EDIT: Oh, I forgot to mention. The checkpoint metadata can be saved but I'm not sure why the previous save is not kept after the next separate script run saves it. It may have something to do with that small line "tf.train.latest_checkpoint" However I'm not sure if it's OK or not. And this may be one of reasons why my GPT-2 is a bit different as I already saw it sometimes relating to my previous inputs. So it might've got used to my own writing style a bit. I'm, however, more interested if maybe that should be done only when doing one story at a time and then reset, as this may be this kind of "data" for it to relate to. I would need to research that part more. I noticed this behavior for the first time when I was extensively using talktotransformer site. I saw my previous input stories being somewhat mixed into the output why it was working in, I believe, loop. But then after the crash (the site was not generating for some time) it felt like the defaults hit in.

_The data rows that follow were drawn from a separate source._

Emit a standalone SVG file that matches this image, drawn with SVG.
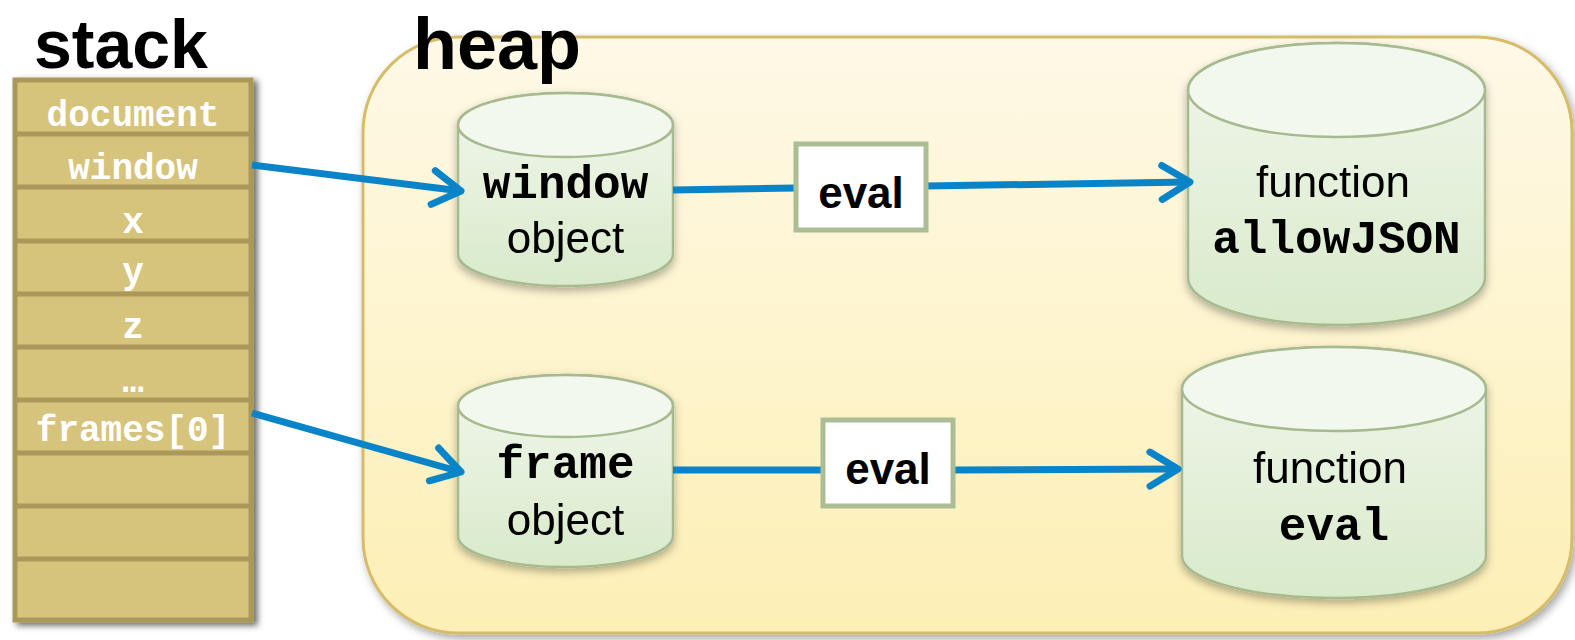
<svg xmlns="http://www.w3.org/2000/svg" width="1575" height="640" viewBox="0 0 1575 640">
<style>
.title{font-family:"Liberation Sans",Arial,sans-serif;font-weight:bold;fill:#000}
.stk{font-family:"Liberation Mono","Courier New",monospace;font-weight:bold;font-size:36px;fill:#fff;text-anchor:middle}
.mono{font-family:"Liberation Mono","Courier New",monospace;font-weight:bold;font-size:46px;fill:#000;text-anchor:middle}
.sans{font-family:"Liberation Sans",Arial,sans-serif;font-size:44px;fill:#000;text-anchor:middle}
.evl{font-family:"Liberation Sans",Arial,sans-serif;font-weight:bold;font-size:44px;fill:#000;text-anchor:middle}
.cylBody{fill:url(#cylGrad);stroke:#a6b98f;stroke-width:2.5}
.cylTop{fill:#f2f8ee;stroke:#a6b98f;stroke-width:2.5}
.row{fill:#d7c47c;stroke:#a99859;stroke-width:5}
.box{fill:#fff;stroke:#aabd94;stroke-width:5}
.conn{fill:none;stroke:#0a84c8;stroke-width:7}
</style>
<defs>
<linearGradient id="heapGrad" x1="0" y1="0" x2="0" y2="1">
<stop offset="0" stop-color="#fef9e7"/>
<stop offset="1" stop-color="#fdefb5"/>
</linearGradient>
<linearGradient id="cylGrad" x1="0" y1="0" x2="0" y2="1">
<stop offset="0" stop-color="#f1f7ec"/>
<stop offset="1" stop-color="#d9eacb"/>
</linearGradient>
<filter id="shStack" x="-10%" y="-10%" width="130%" height="130%">
<feDropShadow dx="4" dy="3" stdDeviation="3" flood-color="#000" flood-opacity="0.6"/>
</filter>
<filter id="shHeap" x="-10%" y="-10%" width="130%" height="130%">
<feDropShadow dx="3" dy="4" stdDeviation="4" flood-color="#000" flood-opacity="0.35"/>
</filter>
<filter id="shCyl" x="-20%" y="-20%" width="140%" height="140%">
<feDropShadow dx="0" dy="4" stdDeviation="4" flood-color="#000" flood-opacity="0.3"/>
</filter>
<marker id="arrow" markerUnits="userSpaceOnUse" viewBox="-40 -25 50 50" markerWidth="50" markerHeight="50" refX="0" refY="0" orient="auto" overflow="visible">
<path d="M-28,-17 L0,0 L-28,17" fill="none" stroke="#0a84c8" stroke-width="7" stroke-linecap="round" stroke-linejoin="round"/>
</marker>
</defs>

<g id="heap">
<rect x="363" y="37" width="1209" height="596" rx="95" ry="95" fill="url(#heapGrad)" stroke="#d6bb68" stroke-width="3" filter="url(#shHeap)"/>
<text class="title" x="413" y="69" font-size="72">heap</text>
</g>

<g id="stack">
<text class="title" x="34" y="68" font-size="68">stack</text>
<g filter="url(#shStack)">
<rect class="row" x="15" y="80" width="236" height="540"/>
</g>
<g stroke="#a99859" stroke-width="5">
<line x1="15" y1="134" x2="251" y2="134"/>
<line x1="15" y1="187" x2="251" y2="187"/>
<line x1="15" y1="241" x2="251" y2="241"/>
<line x1="15" y1="294" x2="251" y2="294"/>
<line x1="15" y1="347" x2="251" y2="347"/>
<line x1="15" y1="400" x2="251" y2="400"/>
<line x1="15" y1="453" x2="251" y2="453"/>
<line x1="15" y1="506" x2="251" y2="506"/>
<line x1="15" y1="559" x2="251" y2="559"/>
</g>
<text class="stk" x="133" y="126">document</text>
<text class="stk" x="133" y="179">window</text>
<text class="stk" x="133" y="233">x</text>
<text class="stk" x="133" y="283">y</text>
<text class="stk" x="133" y="338">z</text>
<text class="stk" x="133" y="392">…</text>
<text class="stk" x="133" y="441">frames[0]</text>
</g>

<g id="window-object" filter="url(#shCyl)">
<path class="cylBody" d="M458,125 V254 A107.5,32 0 0 0 673,254 V125 A107.5,32 0 0 0 458,125 Z"/>
<ellipse class="cylTop" cx="565.5" cy="125" rx="107.5" ry="32"/>
<text class="mono" x="565.5" y="198">window</text>
<text class="sans" x="565.5" y="253">object</text>
</g>

<g id="frame-object" filter="url(#shCyl)">
<path class="cylBody" d="M458,406 V536 A107.5,31 0 0 0 673,536 V406 A107.5,31 0 0 0 458,406 Z"/>
<ellipse class="cylTop" cx="565.5" cy="406" rx="107.5" ry="31"/>
<text class="mono" x="565.5" y="478">frame</text>
<text class="sans" x="565.5" y="535">object</text>
</g>

<g id="function-allowJSON" filter="url(#shCyl)">
<path class="cylBody" d="M1188,90 V278 A148.5,47 0 0 0 1485,278 V90 A148.5,47 0 0 0 1188,90 Z"/>
<ellipse class="cylTop" cx="1336.5" cy="90" rx="148.5" ry="47"/>
<text class="sans" x="1333" y="197">function</text>
<text class="mono" x="1336.5" y="253">allowJSON</text>
</g>

<g id="function-eval" filter="url(#shCyl)">
<path class="cylBody" d="M1182,389 V556 A152,42 0 0 0 1486,556 V389 A152,42 0 0 0 1182,389 Z"/>
<ellipse class="cylTop" cx="1334" cy="389" rx="152" ry="42"/>
<text class="sans" x="1330" y="483">function</text>
<text class="mono" x="1334" y="540">eval</text>
</g>

<g id="connectors">
<line class="conn" x1="252" y1="165" x2="461" y2="191" marker-end="url(#arrow)"/>
<line class="conn" x1="252" y1="413" x2="461" y2="472" marker-end="url(#arrow)"/>
<line class="conn" x1="673" y1="190" x2="796" y2="188"/>
<line class="conn" x1="926" y1="186" x2="1190" y2="182" marker-end="url(#arrow)"/>
<line class="conn" x1="673" y1="470" x2="823" y2="470"/>
<line class="conn" x1="953" y1="470" x2="1178" y2="469" marker-end="url(#arrow)"/>
</g>

<g id="eval-box-1">
<rect class="box" x="796" y="144" width="130" height="86"/>
<text class="evl" x="861" y="208">eval</text>
</g>

<g id="eval-box-2">
<rect class="box" x="823" y="420" width="130" height="86"/>
<text class="evl" x="888" y="484">eval</text>
</g>
</svg>
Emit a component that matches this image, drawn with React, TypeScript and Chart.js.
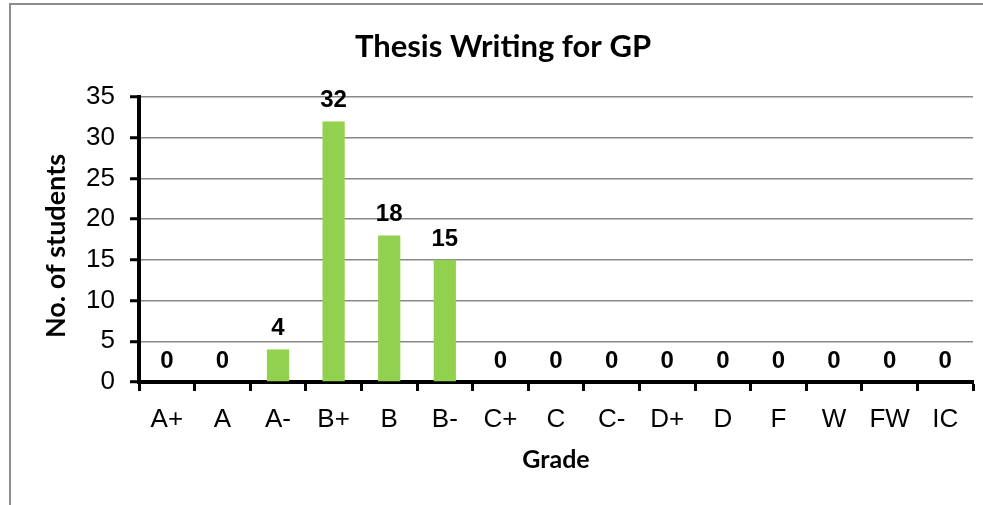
import React, { useEffect, useRef } from 'react';
import { Chart, registerables } from 'chart.js';

Chart.register(...registerables);

const TITLE = 'Thesis Writing for GP';
const X_TITLE = 'Grade';
const Y_TITLE = 'No. of students';

const grades = ['A+', 'A', 'A-', 'B+', 'B', 'B-', 'C+', 'C', 'C-', 'D+', 'D', 'F', 'W', 'FW', 'IC'];
const students = [0, 0, 4, 32, 18, 15, 0, 0, 0, 0, 0, 0, 0, 0, 0];
const yTicks = [0, 5, 10, 15, 20, 25, 30, 35];

const BAR_COLOR = '#92D050';
const TICK_FONT = "'Liberation Sans', Arial, sans-serif";
const TITLE_FONT = "Lato, 'Open Sans', sans-serif";

export default function App() {
  const ref = useRef<HTMLCanvasElement>(null);

  useEffect(() => {
    document.body.style.margin = '0';
    const canvas = ref.current;
    if (!canvas) return;

    const decor = {
      id: 'decor',
      beforeDraw(chart: any) {
        const ctx = chart.ctx;
        ctx.save();
        ctx.fillStyle = '#fff';
        ctx.fillRect(0, 0, chart.width, chart.height);
        ctx.strokeStyle = '#8c8c8c';
        ctx.lineWidth = 2;
        ctx.strokeRect(10, 4, 987, 600);
        ctx.restore();
      },
      afterDatasetsDraw(chart: any) {
        const ctx = chart.ctx;
        const ca = chart.chartArea;
        ctx.save();
        ctx.fillStyle = '#000';
        // chart title
        ctx.font = `bold 31px ${TITLE_FONT}`;
        ctx.textAlign = 'center';
        ctx.textBaseline = 'alphabetic';
        ctx.fillText(TITLE, 503, 57);
        // x axis title
        ctx.font = `bold 25px ${TITLE_FONT}`;
        ctx.fillText(X_TITLE, (ca.left + ca.right) / 2, 468);
        // y axis title
        ctx.save();
        ctx.translate(65, 246);
        ctx.rotate(-Math.PI / 2);
        ctx.font = `bold 27px ${TITLE_FONT}`;
        ctx.fillText(Y_TITLE, 0, 0);
        ctx.restore();
        // data labels
        const meta = chart.getDatasetMeta(0);
        ctx.font = `bold 24px ${TICK_FONT}`;
        meta.data.forEach((bar: any, i: number) => {
          ctx.fillText(String(students[i]), bar.x, bar.y - 14);
        });
        ctx.restore();
      },
    };

    const chart = new Chart(canvas, {
      type: 'bar',
      data: {
        labels: grades,
        datasets: [
          {
            data: students,
            backgroundColor: BAR_COLOR,
            borderWidth: 0,
            barPercentage: 0.4,
            categoryPercentage: 1,
          },
        ],
      },
      options: {
        responsive: false,
        animation: false,
        devicePixelRatio: 1,
        layout: { padding: { top: 97, right: 10, bottom: 0, left: 0 } },
        plugins: {
          legend: { display: false },
          title: { display: false },
          tooltip: { enabled: false },
        },
        scales: {
          x: {
            offset: true,
            afterFit(scale: any) {
              scale.height = 123;
            },
            grid: {
              display: true,
              offset: true,
              drawOnChartArea: false,
              drawTicks: true,
              tickLength: 9,
              tickColor: '#000',
              tickWidth: 3,
            },
            border: { display: true, color: '#000', width: 4 },
            ticks: {
              color: '#000',
              padding: 13,
              maxRotation: 0,
              autoSkip: false,
              font: { family: TICK_FONT, size: 26 },
            },
          },
          y: {
            min: 0,
            max: 35,
            afterBuildTicks(scale: any) {
              scale.ticks = yTicks.map((v) => ({ value: v }));
            },
            afterFit(scale: any) {
              scale.width = 139;
            },
            grid: {
              color: '#888888',
              lineWidth: 1.5,
              drawTicks: true,
              tickLength: 9,
              tickColor: '#000',
              tickWidth: 3,
            },
            border: { display: true, color: '#000', width: 4 },
            ticks: {
              color: '#000',
              padding: 15,
              font: { family: TICK_FONT, size: 26 },
            },
          },
        },
      },
      plugins: [decor],
    });

    return () => chart.destroy();
  }, []);

  return <canvas ref={ref} width={983} height={505} style={{ display: 'block' }} />;
}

EDIT2: OK, I added missing line to train metadata as well. Will see if that has some impact on single-story mode which would maybe help with sliding-window that is required (1024 tokens max). Maybe bigger model is not a huge problem but the fact that each run reset user input typing behaviors and data which made model solely rely on trained material only.

bladedsupernova commented 5 years ago

You can see on Allen's the top 10 next words for the 354M and 117M, so, therefore, you can compare to talkToTransformer that the result stay the same, indeed, overtime.

https://gpt2.apps.allenai.org/?text=you%20should%20be%20able%20to%20create%20your%20first

I'll save a pic of that page, and watch it, I'm sure I'll try more tests over the next while yet, I'll try some now in fact to kickstart!!

bladedsupernova commented 5 years ago

Tested it, same %s. Did good job, tried lots of actions. Will see later on now. I'll post it here later, maybe in a month.

MrKrzYch00 commented 5 years ago

3x I, 2x he in my samples. The site says 41.6% for I and 2.4% for he.

Also did you try saving tensorboard graph? The problem is I wish I could decode token numbers to words somehow - I just run it for the first time.

image

bladedsupernova commented 5 years ago

No I didn't save a tensorboard graph. What is that image of yours there? I see a line in the shape of a loop, why so?

MrKrzYch00 commented 5 years ago

One of 2 tensorboard graphs generated from graph files exported with tensorflow during sample generation, however, I'm not really sure how to practically use it... This one represents just placeholders (1-1024) for tokens. However, the text mode is unavailable as it requires a bit more preparations I think, as well as I'm not sure if this is not just the model's general look. The other graph displays tokens available to be used on axis.

image 195 seems to be ĉ meaning it most likely will be used when something near it happens to be in the text?